It’s days like today that I wished I had former Alaska Gov. Sarah Palin’s superpower and could “love that smell of the emissions,” or at least was immune to them. In reality, of course, nobody is. But reading statistics about millions a year dying from air pollution caused by the burning of fossil fuels is one thing. Having your own eyes water because you dared to leave the house for five minutes to walk the dog is quite another.
Over 75 million Americans from the Canadian border down to South Carolina are facing air quality alerts telling them the very air they breathe is either unhealthy or outright hazardous. The wildfires ought to be a clarifying moment for climate action in many more ways than one.

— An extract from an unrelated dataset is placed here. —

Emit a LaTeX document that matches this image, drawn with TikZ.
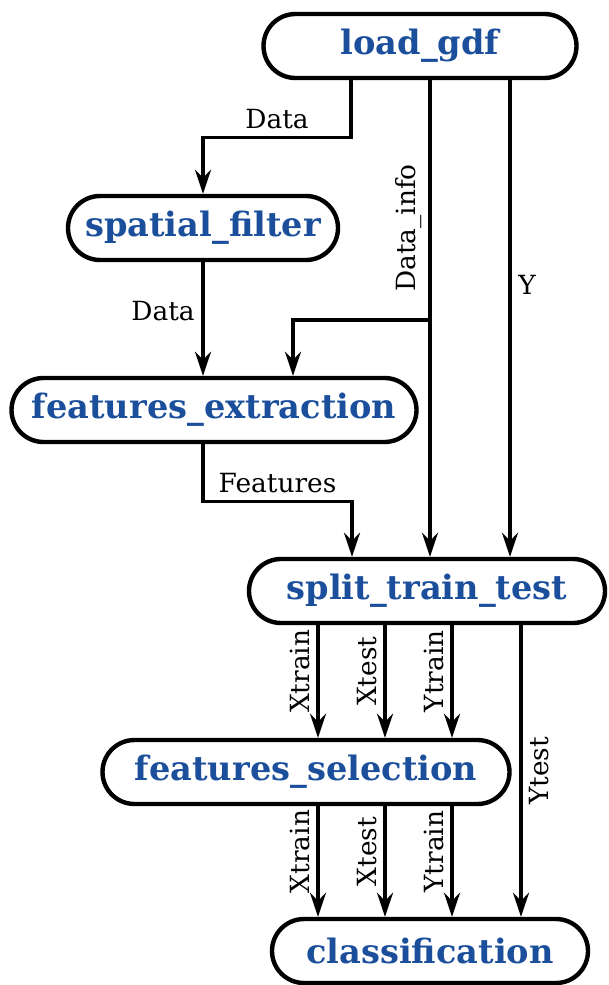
\documentclass[tikz,border=0pt]{standalone}
\usepackage{fontspec}
\setmainfont{DejaVu Serif}
\usetikzlibrary{arrows.meta}
\definecolor{stageblue}{HTML}{1B4F9B}

\begin{document}
\begin{tikzpicture}[x=0.5pt, y=-0.5pt, every node/.style={font=\fontsize{13.2}{15}\selectfont}, stage/.style={draw, line width=2.2pt, rounded corners=16pt, minimum height=32pt, inner sep=0pt, font=\fontsize{16.8}{19}\selectfont\bfseries, text=stageblue}, flow/.style={-{Stealth[length=12pt, width=8pt, inset=4pt]}, line width=1.7pt}]
\useasboundingbox (0,0) rectangle (609,985);
\node[stage, minimum width=156.5pt] (load) at (420,46) {load\_gdf};
\node[stage, minimum width=135pt] (spatial) at (203,228) {spatial\_filter};
\node[stage, minimum width=202.5pt] (extract) at (214,410) {features\_extraction};
\node[stage, minimum width=178pt] (split) at (427,591) {split\_train\_test};
\node[stage, minimum width=203.5pt] (select) at (306,772) {features\_selection};
\node[stage, minimum width=158pt] (classify) at (430,951) {classification};
% lanes
\coordinate (laneData) at (351,0);
\coordinate (laneInfo) at (430,0);
\coordinate (laneY) at (510,0);
\coordinate (laneInfoE) at (293,0);
\coordinate (laneFeat) at (352,0);
\coordinate (laneYtest) at (521,0);
\coordinate (infoFork) at (430,320);
\draw[flow] (load.south -| laneData) -- ++(0,57) -| (spatial.north) node[pos=0.25, above] {Data};
\draw[flow] (load.south -| laneInfo) -- (split.north -| laneInfo) node[pos=0.31, rotate=90, above] {Data\_info};
\draw[flow] (infoFork) -| (extract.north -| laneInfoE);
\draw[flow] (load.south -| laneY) -- (split.north -| laneY) node[pos=0.43, right] {Y};
\draw[flow] (spatial.south) -- (spatial.south |- extract.north) node[pos=0.43, left] {Data};
\draw[flow] (extract.south -| spatial) -- ++(0,57) -| (split.north -| laneFeat) node[pos=0.25, above] {Features};
\foreach \lx/\lbl in {318/Xtrain, 385/Xtest, 452/Ytrain} {
  \coordinate (lane) at (\lx,0);
  \draw[flow] (split.south -| lane) -- (select.north -| lane) node[pos=0.41, rotate=90, above] {\lbl};
  \draw[flow] (select.south -| lane) -- (classify.north -| lane) node[pos=0.41, rotate=90, above] {\lbl};
}
\draw[flow] (split.south -| laneYtest) -- (classify.north -| laneYtest) node[pos=0.5, rotate=90, below] {Ytest};
\end{tikzpicture}
\end{document}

First and foremost, the wildfires should finally put to rest any of the doubts that deep and sustained cuts to our burning of fossil fuels are indeed warranted. We’ve long known enough to act, and the remaining uncertainties push the need for much stronger climate action higher still. Attribution science has made such leaps in just the past few years, that science can now link individual weather extremes to climate change and the burning of fossil fuels. That includes wildfires. The causal relationship between a warming climate and growing wildfires isn’t in doubt.
Statements like this will no doubt bring out the “rational” skeptics, the “skeptical” environmentalists, and assorted other self-styled “honest” brokers. Don’t you know that the climate has been changing forever? (It has.) That there have been wildfires before? (There have.) That we should stop expanding suburbs and exurbs into forested frontiers prone to wildfires? (We should.)